-- start --

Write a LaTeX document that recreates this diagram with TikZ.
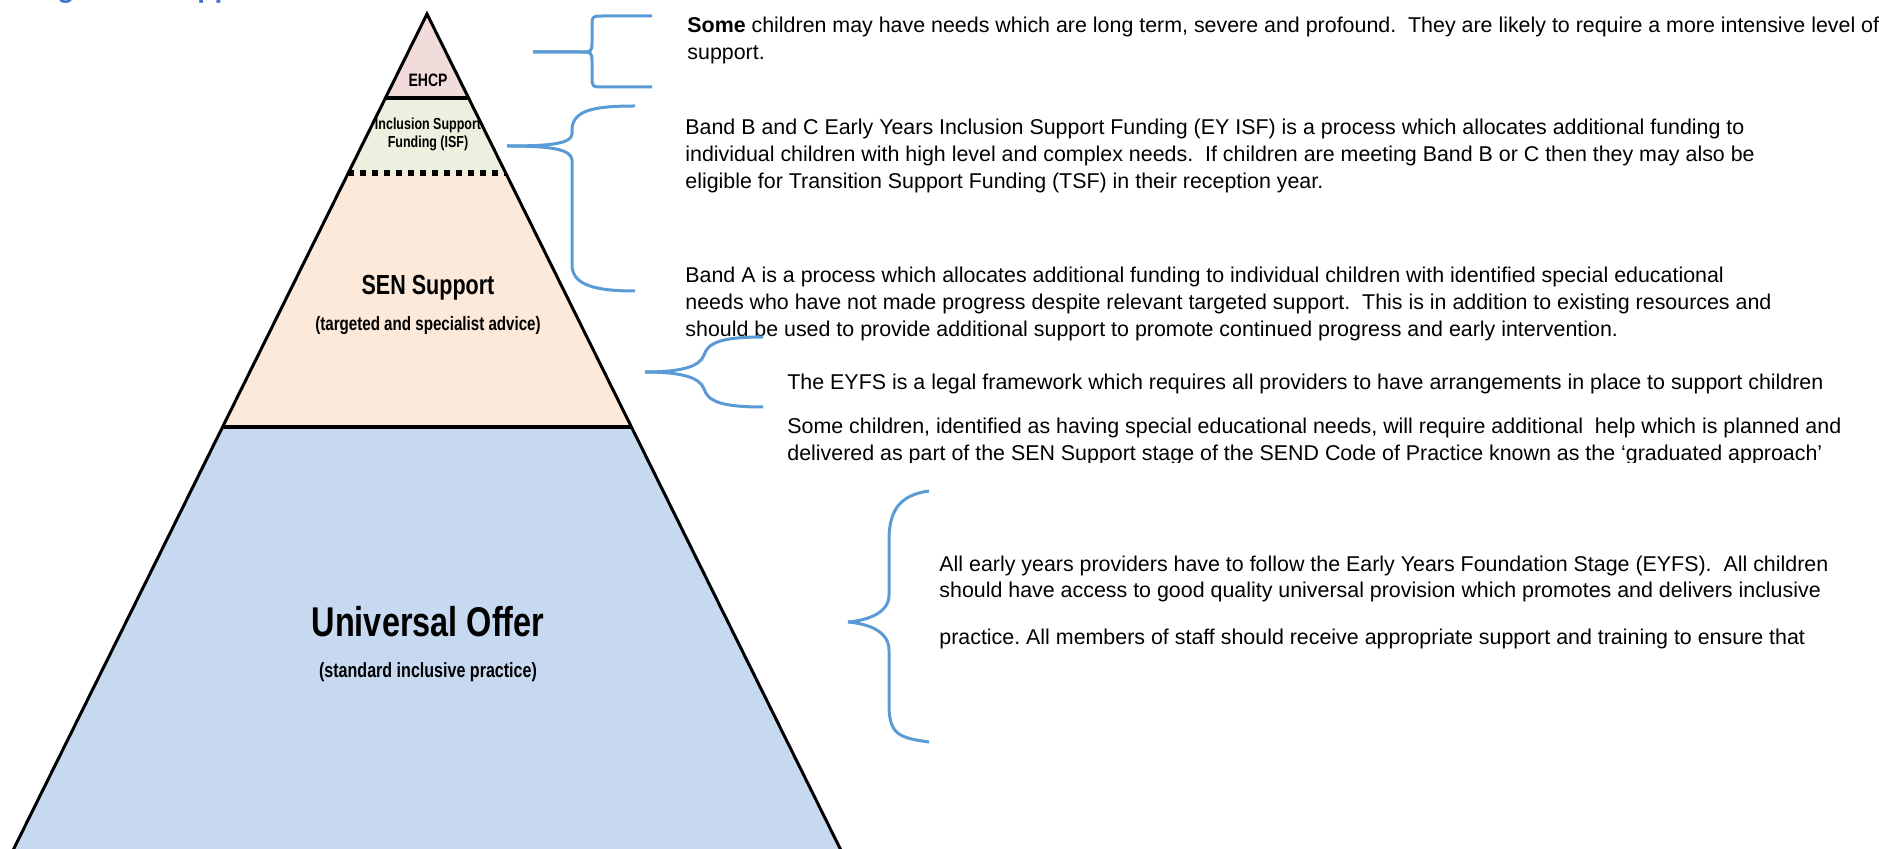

-- end --
-- start --

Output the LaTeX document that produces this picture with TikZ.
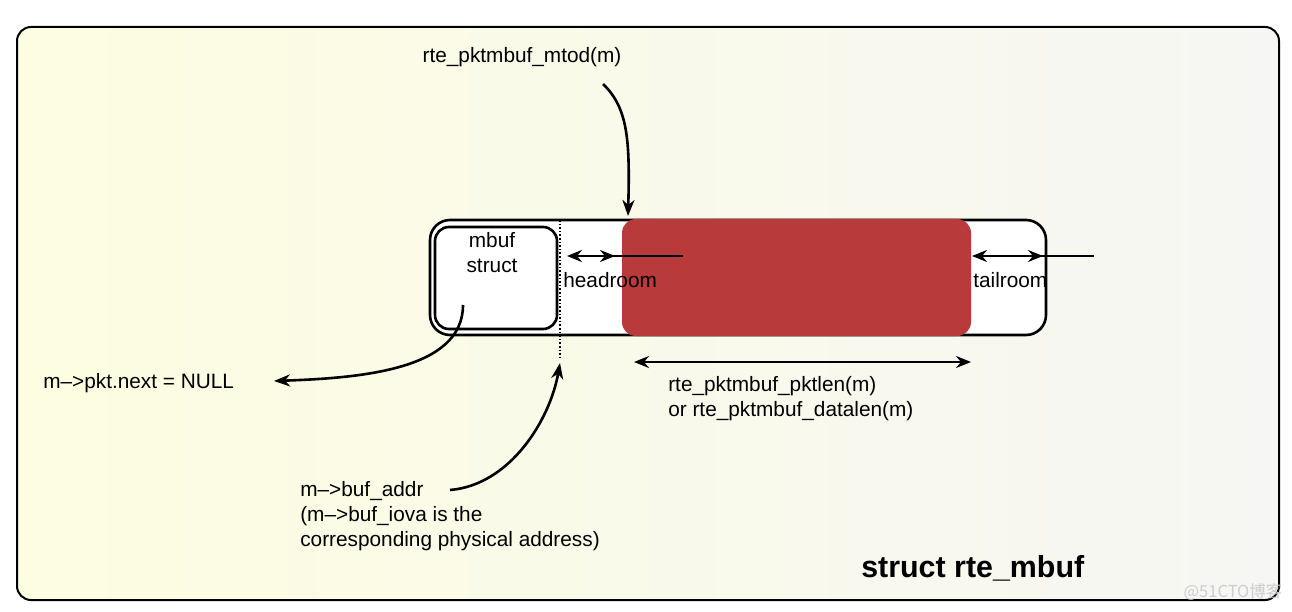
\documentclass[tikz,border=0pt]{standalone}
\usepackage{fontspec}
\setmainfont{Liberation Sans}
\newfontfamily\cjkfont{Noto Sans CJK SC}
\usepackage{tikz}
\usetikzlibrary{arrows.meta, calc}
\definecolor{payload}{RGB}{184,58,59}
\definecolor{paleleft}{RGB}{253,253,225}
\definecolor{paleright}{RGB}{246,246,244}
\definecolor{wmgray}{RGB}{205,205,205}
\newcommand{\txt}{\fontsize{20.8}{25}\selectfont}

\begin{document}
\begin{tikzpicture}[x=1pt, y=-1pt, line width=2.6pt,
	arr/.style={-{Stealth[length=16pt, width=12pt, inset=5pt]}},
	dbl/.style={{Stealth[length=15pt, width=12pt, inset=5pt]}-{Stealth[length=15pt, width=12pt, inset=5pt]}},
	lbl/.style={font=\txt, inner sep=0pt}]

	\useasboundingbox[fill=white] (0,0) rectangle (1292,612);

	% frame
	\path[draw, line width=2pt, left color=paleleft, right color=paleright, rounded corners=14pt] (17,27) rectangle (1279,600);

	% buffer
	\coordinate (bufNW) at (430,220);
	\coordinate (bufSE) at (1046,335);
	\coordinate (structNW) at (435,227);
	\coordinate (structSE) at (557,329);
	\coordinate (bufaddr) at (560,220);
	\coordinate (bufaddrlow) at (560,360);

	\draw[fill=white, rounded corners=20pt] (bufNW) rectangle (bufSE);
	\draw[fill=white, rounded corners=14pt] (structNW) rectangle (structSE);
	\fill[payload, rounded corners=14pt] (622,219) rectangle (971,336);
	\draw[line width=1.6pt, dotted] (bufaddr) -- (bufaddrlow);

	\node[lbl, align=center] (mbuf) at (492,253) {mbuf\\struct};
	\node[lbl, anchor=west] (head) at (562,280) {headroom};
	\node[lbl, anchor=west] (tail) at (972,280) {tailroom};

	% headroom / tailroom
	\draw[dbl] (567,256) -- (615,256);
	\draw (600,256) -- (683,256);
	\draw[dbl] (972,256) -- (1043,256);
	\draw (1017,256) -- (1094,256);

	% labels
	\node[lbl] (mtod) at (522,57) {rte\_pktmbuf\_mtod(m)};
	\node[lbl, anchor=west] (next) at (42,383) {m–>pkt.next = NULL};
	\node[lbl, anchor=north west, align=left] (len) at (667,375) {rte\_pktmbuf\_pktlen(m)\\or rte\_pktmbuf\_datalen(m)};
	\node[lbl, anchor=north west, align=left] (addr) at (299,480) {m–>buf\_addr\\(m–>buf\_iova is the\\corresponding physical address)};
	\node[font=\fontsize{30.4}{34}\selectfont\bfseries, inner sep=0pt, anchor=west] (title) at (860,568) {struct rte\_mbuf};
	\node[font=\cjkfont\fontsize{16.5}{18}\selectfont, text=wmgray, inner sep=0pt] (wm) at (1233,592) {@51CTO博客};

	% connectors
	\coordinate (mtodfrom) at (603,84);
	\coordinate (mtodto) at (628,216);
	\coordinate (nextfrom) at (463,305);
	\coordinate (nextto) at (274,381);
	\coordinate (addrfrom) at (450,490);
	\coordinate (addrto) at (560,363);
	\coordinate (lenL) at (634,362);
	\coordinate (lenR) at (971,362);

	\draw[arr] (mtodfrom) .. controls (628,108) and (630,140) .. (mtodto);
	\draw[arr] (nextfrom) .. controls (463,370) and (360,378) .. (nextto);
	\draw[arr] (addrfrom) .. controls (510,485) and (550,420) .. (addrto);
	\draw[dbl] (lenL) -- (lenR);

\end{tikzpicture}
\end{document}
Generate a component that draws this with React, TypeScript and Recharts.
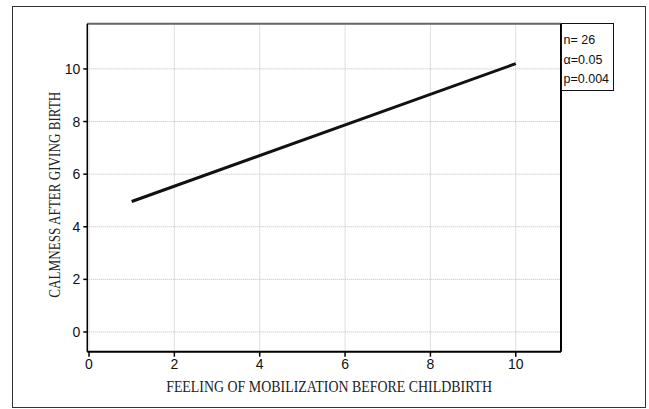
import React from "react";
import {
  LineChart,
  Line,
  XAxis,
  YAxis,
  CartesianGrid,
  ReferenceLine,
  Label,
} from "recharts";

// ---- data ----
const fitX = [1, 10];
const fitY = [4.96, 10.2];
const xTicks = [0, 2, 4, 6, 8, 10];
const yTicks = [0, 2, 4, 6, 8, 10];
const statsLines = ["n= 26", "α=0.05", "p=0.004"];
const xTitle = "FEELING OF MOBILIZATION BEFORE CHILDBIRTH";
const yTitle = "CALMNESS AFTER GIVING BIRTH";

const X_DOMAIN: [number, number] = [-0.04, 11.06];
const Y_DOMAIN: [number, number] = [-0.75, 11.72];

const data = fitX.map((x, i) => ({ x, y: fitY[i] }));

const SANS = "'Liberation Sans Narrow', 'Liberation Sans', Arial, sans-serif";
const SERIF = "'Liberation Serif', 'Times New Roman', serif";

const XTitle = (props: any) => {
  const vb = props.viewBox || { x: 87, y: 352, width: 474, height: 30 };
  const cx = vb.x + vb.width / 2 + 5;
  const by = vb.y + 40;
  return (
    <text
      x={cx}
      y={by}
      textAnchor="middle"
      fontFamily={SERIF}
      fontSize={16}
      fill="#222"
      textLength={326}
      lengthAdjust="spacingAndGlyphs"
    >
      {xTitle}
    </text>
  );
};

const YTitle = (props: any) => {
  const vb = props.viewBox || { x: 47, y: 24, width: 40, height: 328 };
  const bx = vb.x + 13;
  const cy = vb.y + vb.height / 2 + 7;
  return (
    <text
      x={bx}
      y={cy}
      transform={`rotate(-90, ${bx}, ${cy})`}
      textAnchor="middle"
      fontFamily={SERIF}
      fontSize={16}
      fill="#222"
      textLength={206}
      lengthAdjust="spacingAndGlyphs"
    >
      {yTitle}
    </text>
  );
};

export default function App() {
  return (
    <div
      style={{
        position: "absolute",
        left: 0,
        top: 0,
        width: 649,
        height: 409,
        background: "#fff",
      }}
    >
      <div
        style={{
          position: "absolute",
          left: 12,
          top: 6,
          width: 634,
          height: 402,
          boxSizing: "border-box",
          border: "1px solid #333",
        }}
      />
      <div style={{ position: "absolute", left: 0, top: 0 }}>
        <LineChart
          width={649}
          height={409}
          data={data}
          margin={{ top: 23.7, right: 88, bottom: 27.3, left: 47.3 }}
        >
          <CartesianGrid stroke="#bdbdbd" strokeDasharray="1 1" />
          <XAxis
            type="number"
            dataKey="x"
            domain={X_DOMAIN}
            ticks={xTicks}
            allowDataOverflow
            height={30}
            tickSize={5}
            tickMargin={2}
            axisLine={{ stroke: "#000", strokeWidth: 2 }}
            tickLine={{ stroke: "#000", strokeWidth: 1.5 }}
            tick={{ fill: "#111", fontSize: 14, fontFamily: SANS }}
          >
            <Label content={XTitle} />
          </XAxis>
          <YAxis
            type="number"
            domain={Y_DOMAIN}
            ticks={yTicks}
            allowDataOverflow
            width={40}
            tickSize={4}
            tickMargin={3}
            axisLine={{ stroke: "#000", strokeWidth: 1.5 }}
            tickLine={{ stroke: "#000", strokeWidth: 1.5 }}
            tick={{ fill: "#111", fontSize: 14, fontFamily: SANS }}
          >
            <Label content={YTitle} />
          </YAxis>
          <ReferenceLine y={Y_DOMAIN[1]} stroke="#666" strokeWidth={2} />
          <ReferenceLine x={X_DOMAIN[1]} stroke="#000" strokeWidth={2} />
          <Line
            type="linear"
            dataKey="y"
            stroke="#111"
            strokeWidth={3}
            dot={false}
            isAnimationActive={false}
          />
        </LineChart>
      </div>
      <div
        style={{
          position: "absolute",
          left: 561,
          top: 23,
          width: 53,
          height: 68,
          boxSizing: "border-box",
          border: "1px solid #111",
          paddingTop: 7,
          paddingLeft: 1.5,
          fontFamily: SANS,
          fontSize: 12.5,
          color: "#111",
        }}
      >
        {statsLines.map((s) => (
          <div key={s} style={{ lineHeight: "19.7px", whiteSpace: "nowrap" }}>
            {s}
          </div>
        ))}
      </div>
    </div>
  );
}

-- end --
-- start --

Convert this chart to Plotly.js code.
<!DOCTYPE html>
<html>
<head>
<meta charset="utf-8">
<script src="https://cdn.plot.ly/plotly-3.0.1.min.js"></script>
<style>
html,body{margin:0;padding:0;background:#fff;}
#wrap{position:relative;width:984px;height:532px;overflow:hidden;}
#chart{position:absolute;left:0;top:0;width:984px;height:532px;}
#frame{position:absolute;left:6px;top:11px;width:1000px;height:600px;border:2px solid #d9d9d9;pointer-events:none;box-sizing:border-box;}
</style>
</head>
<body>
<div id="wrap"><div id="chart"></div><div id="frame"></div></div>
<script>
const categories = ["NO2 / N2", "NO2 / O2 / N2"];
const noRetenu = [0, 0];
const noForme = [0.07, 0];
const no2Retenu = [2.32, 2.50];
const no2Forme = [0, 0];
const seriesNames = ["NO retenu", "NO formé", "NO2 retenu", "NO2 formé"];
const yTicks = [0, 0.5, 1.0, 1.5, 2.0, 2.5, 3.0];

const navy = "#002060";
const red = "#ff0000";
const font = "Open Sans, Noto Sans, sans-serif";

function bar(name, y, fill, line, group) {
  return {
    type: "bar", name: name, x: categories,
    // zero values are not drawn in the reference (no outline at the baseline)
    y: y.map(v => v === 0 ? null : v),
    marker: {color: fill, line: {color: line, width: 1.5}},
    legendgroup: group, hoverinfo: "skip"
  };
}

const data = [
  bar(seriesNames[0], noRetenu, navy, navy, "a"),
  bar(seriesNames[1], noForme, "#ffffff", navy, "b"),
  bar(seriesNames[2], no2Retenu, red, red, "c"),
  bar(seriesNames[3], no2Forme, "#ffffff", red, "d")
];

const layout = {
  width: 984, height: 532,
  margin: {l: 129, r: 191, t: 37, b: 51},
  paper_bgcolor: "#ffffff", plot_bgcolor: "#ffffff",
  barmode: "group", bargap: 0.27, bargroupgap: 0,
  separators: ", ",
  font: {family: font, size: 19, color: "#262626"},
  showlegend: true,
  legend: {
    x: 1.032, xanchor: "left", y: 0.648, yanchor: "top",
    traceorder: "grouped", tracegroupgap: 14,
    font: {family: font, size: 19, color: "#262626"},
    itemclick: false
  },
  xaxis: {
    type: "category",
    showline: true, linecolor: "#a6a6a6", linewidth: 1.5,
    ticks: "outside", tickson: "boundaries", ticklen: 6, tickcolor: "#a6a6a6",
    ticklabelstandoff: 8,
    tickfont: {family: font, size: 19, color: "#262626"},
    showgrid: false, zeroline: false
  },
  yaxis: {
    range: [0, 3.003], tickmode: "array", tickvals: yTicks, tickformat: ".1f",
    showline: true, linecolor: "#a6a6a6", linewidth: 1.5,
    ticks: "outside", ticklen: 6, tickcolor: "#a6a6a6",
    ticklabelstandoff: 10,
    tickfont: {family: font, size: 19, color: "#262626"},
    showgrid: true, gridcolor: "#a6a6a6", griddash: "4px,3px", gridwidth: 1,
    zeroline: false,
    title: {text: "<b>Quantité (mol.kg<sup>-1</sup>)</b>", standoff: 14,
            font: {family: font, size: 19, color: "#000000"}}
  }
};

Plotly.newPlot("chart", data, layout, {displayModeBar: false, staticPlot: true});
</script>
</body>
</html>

-- end --

- _Given problem_: Every line that holds the word "React" should be extracted.

- _Exercise result_:
Generate a component that draws this with React, TypeScript and Recharts.
import React from "react";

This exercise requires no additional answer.